Young People On Centrelink Will Be Tested For Illegal Drugs

    No more 420.

    From January 1, 2018, thousands of people who sign up to Centrelink will be drug tested, with those who test positive being forced onto a welfare card that limits the amount of cash they receive.

    As part of the government’s welfare crackdown 5,000 people a year will be randomly drug tested in three locations across the country.

    The locations, still to be determined, will be based on demographic data and focus on areas with high drug use.

    New Centrelink recipients will be chosen for drug testing based on “data-driven profiling tools” that identify the characteristics of those with substance abuse issues.

    People chosen for the test will receive a letter saying they are required to attend Centrelink for a face-to-face meeting. They won’t be informed they are to be drug tested.

    The saliva, urine and hair follicle tests will look for ecstasy, marijuana and methamphetamine, including ice.

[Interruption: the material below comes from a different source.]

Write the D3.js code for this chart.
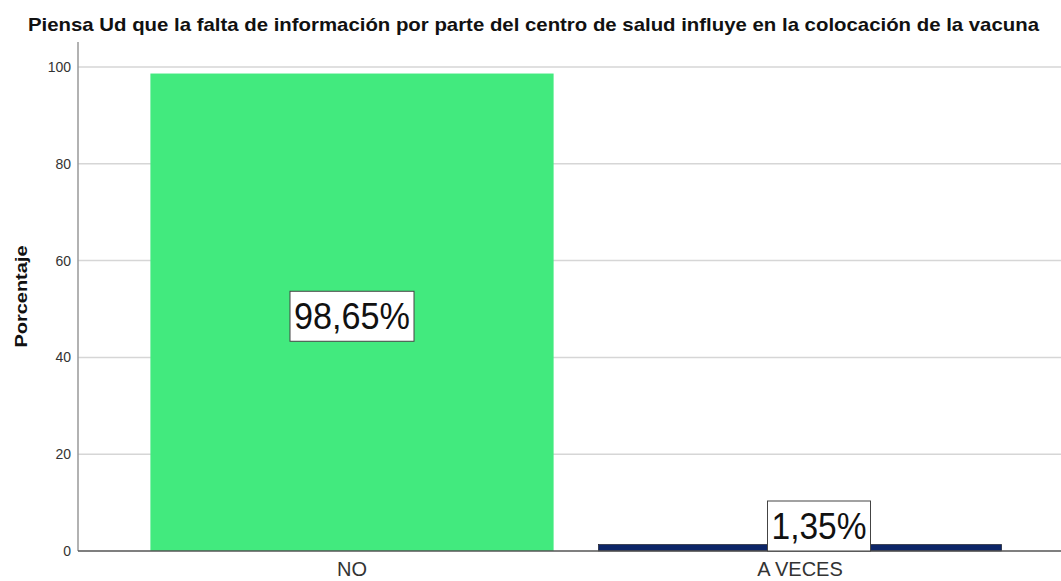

    If a person tests positive they’ll be moved onto welfare quarantine. The amount of cash they receive will be limited, and they’ll be put on a cashless debit card – similar to the cashless “Healthy Welfare” card – for up to two years.

    After a positive test, the recipient will have to complete further drug tests.

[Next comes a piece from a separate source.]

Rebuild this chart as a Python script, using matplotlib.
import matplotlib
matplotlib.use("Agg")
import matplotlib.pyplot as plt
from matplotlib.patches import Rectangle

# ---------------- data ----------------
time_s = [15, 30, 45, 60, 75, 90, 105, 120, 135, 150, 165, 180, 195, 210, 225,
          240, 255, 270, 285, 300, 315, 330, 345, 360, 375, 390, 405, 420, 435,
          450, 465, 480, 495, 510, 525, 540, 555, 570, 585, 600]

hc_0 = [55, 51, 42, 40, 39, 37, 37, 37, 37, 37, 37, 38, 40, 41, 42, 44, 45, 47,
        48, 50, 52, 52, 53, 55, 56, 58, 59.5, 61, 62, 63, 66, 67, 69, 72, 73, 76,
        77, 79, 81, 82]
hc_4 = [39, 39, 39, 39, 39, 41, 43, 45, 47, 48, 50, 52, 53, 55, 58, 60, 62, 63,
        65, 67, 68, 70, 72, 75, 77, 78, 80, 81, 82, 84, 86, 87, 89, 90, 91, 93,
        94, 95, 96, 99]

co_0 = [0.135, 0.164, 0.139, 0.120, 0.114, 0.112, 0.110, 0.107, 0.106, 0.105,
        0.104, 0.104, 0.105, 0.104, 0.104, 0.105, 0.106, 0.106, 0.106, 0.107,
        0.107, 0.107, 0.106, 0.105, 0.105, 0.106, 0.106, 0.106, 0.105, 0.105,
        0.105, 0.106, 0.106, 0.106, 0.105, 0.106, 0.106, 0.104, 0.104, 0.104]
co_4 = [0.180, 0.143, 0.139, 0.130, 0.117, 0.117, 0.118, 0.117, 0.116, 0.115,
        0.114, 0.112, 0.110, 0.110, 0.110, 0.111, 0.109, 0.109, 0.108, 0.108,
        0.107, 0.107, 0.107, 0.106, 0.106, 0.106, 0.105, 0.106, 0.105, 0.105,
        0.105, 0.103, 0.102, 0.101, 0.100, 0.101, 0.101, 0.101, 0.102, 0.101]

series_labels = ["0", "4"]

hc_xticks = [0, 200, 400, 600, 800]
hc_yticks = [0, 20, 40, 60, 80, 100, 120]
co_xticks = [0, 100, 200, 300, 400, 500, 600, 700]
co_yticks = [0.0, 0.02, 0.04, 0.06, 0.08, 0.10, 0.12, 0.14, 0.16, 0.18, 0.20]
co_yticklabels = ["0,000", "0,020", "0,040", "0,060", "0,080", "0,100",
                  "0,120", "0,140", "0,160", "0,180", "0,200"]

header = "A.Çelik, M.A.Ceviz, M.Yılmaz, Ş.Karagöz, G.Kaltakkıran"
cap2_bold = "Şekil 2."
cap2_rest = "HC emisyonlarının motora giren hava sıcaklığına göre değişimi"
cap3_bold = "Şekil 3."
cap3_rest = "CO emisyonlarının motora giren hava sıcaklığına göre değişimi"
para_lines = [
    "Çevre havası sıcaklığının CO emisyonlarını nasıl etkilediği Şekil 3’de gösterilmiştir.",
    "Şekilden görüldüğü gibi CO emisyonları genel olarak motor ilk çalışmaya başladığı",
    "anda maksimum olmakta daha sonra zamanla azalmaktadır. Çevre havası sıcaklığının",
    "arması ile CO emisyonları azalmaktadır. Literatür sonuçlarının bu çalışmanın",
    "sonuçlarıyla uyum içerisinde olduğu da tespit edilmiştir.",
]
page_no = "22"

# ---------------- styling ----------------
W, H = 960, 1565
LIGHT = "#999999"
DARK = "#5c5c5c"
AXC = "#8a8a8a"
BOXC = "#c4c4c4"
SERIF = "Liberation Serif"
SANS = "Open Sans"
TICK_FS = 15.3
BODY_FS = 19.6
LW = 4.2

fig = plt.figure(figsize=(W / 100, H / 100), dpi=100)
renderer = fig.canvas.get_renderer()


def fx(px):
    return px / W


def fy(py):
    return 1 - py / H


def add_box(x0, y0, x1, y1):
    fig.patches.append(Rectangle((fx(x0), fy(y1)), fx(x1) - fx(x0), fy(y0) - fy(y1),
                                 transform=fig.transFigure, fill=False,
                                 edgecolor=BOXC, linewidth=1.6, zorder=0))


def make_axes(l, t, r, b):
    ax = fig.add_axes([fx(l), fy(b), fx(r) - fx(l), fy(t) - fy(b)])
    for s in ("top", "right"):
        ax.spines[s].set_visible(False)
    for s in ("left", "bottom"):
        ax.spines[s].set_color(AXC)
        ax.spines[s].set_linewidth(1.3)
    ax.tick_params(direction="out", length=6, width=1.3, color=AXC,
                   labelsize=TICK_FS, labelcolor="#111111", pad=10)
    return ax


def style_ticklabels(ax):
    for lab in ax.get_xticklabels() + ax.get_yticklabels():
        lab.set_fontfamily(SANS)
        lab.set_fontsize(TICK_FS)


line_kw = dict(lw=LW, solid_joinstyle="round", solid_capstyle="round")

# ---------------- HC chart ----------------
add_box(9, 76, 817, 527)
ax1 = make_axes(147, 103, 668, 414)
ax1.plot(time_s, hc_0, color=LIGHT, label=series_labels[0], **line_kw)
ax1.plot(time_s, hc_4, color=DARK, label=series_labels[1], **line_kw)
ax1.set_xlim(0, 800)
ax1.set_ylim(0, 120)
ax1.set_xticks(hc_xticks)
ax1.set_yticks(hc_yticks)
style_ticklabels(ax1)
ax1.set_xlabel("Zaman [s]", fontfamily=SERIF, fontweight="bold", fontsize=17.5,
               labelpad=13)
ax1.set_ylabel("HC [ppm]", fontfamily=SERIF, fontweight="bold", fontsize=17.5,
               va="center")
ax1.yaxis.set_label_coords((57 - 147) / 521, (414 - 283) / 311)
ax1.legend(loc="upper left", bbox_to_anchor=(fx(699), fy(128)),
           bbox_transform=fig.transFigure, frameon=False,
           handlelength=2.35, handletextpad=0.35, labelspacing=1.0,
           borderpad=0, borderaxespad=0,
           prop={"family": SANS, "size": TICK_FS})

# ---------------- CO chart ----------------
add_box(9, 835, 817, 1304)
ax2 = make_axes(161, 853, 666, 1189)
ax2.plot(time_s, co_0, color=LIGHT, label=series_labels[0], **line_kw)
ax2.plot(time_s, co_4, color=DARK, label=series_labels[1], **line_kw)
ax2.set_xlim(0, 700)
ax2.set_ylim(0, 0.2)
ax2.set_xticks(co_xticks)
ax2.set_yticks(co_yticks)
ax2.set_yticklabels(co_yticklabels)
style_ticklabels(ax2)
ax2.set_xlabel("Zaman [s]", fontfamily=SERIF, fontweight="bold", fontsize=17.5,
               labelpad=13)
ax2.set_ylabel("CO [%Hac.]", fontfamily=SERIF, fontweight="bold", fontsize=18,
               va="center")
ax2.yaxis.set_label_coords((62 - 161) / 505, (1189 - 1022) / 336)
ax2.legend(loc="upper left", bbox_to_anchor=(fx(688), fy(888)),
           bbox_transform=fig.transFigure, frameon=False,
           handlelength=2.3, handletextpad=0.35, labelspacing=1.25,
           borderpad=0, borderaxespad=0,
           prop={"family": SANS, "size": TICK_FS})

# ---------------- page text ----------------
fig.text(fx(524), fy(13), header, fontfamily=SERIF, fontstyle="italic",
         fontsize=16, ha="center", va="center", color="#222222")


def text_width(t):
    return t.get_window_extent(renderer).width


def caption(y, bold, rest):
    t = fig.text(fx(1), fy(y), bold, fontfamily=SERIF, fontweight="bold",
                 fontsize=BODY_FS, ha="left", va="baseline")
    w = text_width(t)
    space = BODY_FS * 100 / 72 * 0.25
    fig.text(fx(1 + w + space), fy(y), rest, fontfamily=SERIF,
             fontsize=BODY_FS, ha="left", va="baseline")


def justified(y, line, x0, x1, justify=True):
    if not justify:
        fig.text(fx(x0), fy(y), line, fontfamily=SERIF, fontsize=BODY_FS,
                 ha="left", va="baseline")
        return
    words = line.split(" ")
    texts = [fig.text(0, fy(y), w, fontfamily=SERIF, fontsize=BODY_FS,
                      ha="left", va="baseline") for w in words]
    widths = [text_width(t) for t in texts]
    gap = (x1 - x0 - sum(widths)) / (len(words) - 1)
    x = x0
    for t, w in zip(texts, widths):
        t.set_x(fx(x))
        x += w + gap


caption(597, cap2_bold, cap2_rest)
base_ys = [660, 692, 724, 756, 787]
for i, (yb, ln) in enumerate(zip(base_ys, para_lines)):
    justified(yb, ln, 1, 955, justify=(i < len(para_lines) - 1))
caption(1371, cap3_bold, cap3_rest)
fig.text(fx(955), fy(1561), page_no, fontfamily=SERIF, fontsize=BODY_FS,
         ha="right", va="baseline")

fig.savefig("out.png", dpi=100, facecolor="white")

    People will remain in the welfare quarantine system for the duration of the two-year trial.

    If a person tests positive for a second time, they will be referred to a medical professional and assessed as to whether they require treatment as part of their job plan.

    If a person refuses a random drug test, their welfare payments will be cancelled.

    The government estimates 425 people from the sample group of 5,000 will test positive to illegal substances in the first random drug test, and 120 of those 425 in the second random test.

    As part of the Turnbull government’s welfare reforms, the four week wait for welfare has been scrapped, and the Newstart Allowance will be streamlined with six other payments into a new “JobSeeker Payment”.

    A demerit points system, similar to driving demerits, will also be introduced for around 1.2 million unemployed people, and will save the government $632 million over five years from 2016.

    Jobseekers will start on zero demerits on the “Personal Responsibility Phase”, and accrue demerit points if they miss meetings or interviews without a reasonable excuse.

    Failing to start a job plan, look for work, attend an appointment or participate in Work for the Dole will earn you one demerit point.

    If you don’t turn up for a job interview, you’ll be hit with three demerit points.

    If you get four demerit points in six months you’ll enter a three strike “Intensive Compliance Phase” and will:

    - lose 50% of fortnightly payments for the first strike;

    - lose 100% of fortnightly payments for the second strike;

    - have payments cancelled for four weeks for a third strike.

    At any point, if you get offered a job and don’t accept it, your welfare payments will be cancelled for four weeks.